2800 and counting

The death toll for U.S. service members in Iraq has surpassed the casualties from the World Trade Center. If you're reading this blog, you probably don't need the dose of visceral sadness and outrage that Steve Young eloquently articulates:

"Before you can honestly understand war's demands, it is incumbent to empathize with those who have already lost, and you cannot empathize with those who have suffered by reflecting on 2800 deaths. You empathize by contemplating a single death... 2800 times.

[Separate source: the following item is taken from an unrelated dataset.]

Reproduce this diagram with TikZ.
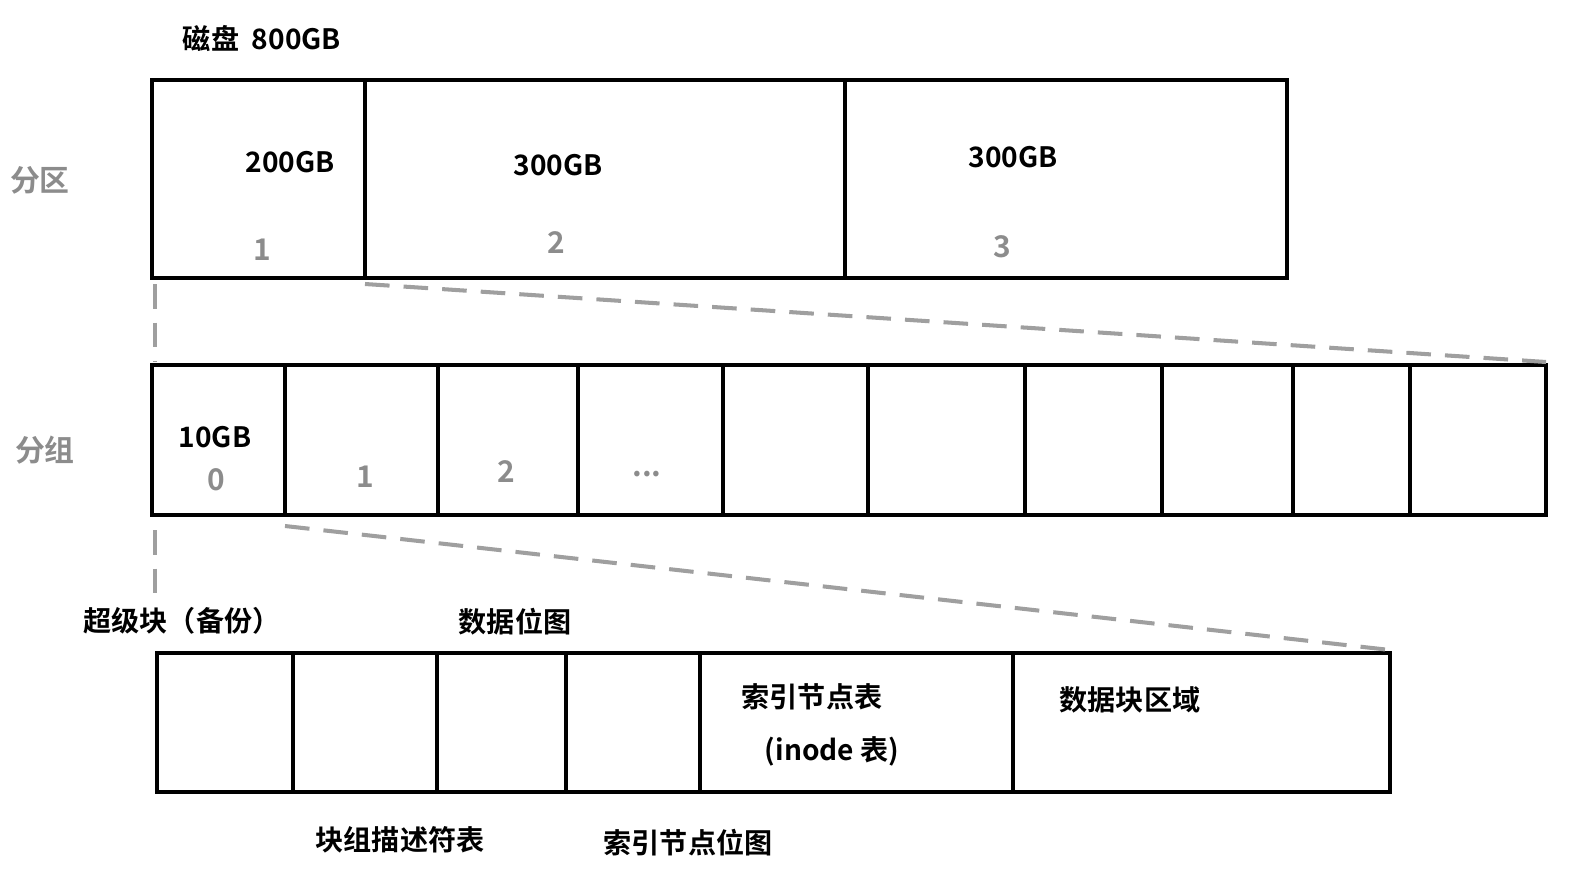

You have to see each of the 2800, not as a number but as a real person; someone who had a history, albeit a much too short one; someone who was once an infant in the arms of a mother or a father. A mother and a father once filled with joy... hope...dreams. You have to understand that the man or woman who died was once a child playing with friends, laughing, crying, absorbing an education...working on building tomorrows. You have to place yourself inside each one of those human numbers, entering a battlefield incredibly scared, breathing heavily, gulping fear, alive, but unaware that in moments you would die. "
--Via Huffington Post

With all the talk about Vietnam comparisons -- especially Tet -- one has to ask: Where are the people in the street? By this point in the war, there was mass protest. Four months before Tet was the march on the Pentagon. 2,800 dead kids; 300,000 dead Iraqis. Where's the OUTRAGE?